Di dunia properti, return atau pengembalian investasi berasal dari dua sumber: yield atau hasil sewa dan gain atau hasil kenaikan nilai propertinya.

Secara umum untuk rumah tapak (landed house) yield-nya kecil, rata-rata antara 2,5-3 persen per tahun, dihitung dari nilai rumahnya saat disewa. Sebaliknya gain-nya jauh lebih tinggi, mencapai 7-8 persen dari nilai propertinya saat dijual.

Jadi, kalau nilai rumahnya Rp10 miliar, tarif sewa rata-ratanya hanya Rp250 juta-Rp300 juta per tahun, atau Rp20 juta-Rp25 juta per bulan.

Di Jakarta rumah seharga Rp10 miliar sudah tergolong mewah, dilengkapi lebih dari tiga kamar tidur, dan sangat layak huni untuk para pejabat negara.

Pilihan rumahnya pasti di kawasan strategis dengan lingkungan yang nyaman dan banyak fasilitas. Misalnya, di Cilandak, Cipete, Kemang, Jagakarsa, Kebagusan, Kalibata, Kembangan, Kedoya, Tomang, Benhil, Duren Sawit, dan banyak lagi.

Di situs jual beli dan sewa rumah, rumah-rumah kelas atas itu banyak ditawarkan. Lokasinya tinggal pilih sesuai selera.

Dengan kata lain, kalau anggota DPR mendapat tunjangan rumah Rp50 juta per bulan, berarti mereka bisa menyewa rumah yang jauh lebih mewah seharga Rp20 miliar.

Pertanyaannya, apa pantas negara memberikan tunjangan sewa rumah semewah itu untuk anggota DPR? Bahkan, rumah seharga Rp10 miliar saja, sudah terasa berlebihan buat anggota DPR. Terlebih dalam situasi ekonomi yang kurang baik-baik saja seperti sekarang.

Tunjangan rumah memang perlu buat anggota DPR, karena rumah dinas DPR di Kalibata dan Ulujami konon sudah pada rusak dan sudah dikembalikan ke negara.

Tapi, nilainya tidak perlu berlebihan, tapi sekedar cukup untuk menyewa rumah yang layak huni dan memadai luasannya, di lokasi yang aman nyaman dan mudah dijangkau dari gedung parlemen.

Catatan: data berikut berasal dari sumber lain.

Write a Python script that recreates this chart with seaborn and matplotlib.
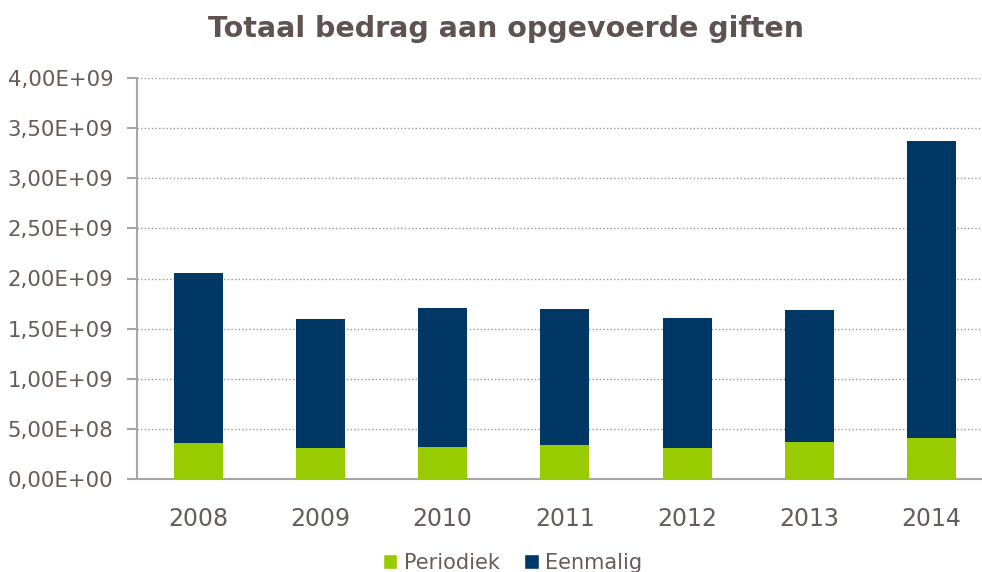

Misalnya, rumah seharga maksimal Rp5 miliar di Jakarta dan sekitarnya. Dengan membatasi harga rumahnya senilai itu, anggota DPR cukup diberi tunjangan rumah Rp12,5-15 juta saja per bulan.

Sementara apartemen berkebalikan dengan rumah tapak. Rata-rata yield-nya besar, antara 7-8 persen rata-rata per tahun dari nilai propertinya saat disewa, dan gain-nya rendah, antara 2,5-3 persen dari nilainya saat dijual.

Jadi, untuk apartemen seharga Rp5 miliar, tarif sewanya antara Rp350 juta-Rp400 juta per tahun, atau antara Rp29 juta-Rp33 juta per bulan.

Namun, dalam praktik tarif sewa apartemen bisa jauh lebih rendah dari patokan return investasi itu karena macam-macam alasan. Karena misalnya, apartemennya tidak baru lagi kendati masih sangat layak huni dan berkelas, dan memang dikelola untuk disewakan dalam jangka panjang.

Salah satu contohnya adalah Park Royal, apartemen premium yang berlokasi persis di seberang gedung DPR/MPR di Jalan Gatot Subroto, Jakarta Selatan.

Mengutip situs Jendela360, untuk unit 3 kamar tidur seluas 148 m2 middle floor, tarif sewanya saat ini hanya Rp18,34 juta per bulan. Unitnya juga fully furnished, alias sudah dilengkapi perabot lengkap. Tinggal masuk bawa koper.

Apartemen bisa menjadi pilihan yang lebih menarik bagi anggota DPR sebagai tempat tinggal selama bertugas, karena lokasinya bisa jauh lebih dekat ke pusat kota dan komplek parlemen di Senayan.

Memang, bila tinggal di apartemen masih akan ada tambahan biaya seperti service charge, biaya listrik dan air. Tapi, nilai totalnya bersama harga sewa, tetap masih jauh di bawah Rp50 juta per bulan.

Apalagi, kalau unit apartemennya lebih kecil, total sewa ditambah service charge dll akan lebih rendah lagi. Untuk apartemen, unit berukuran 148 m2 itu sudah terbilang amat lapang.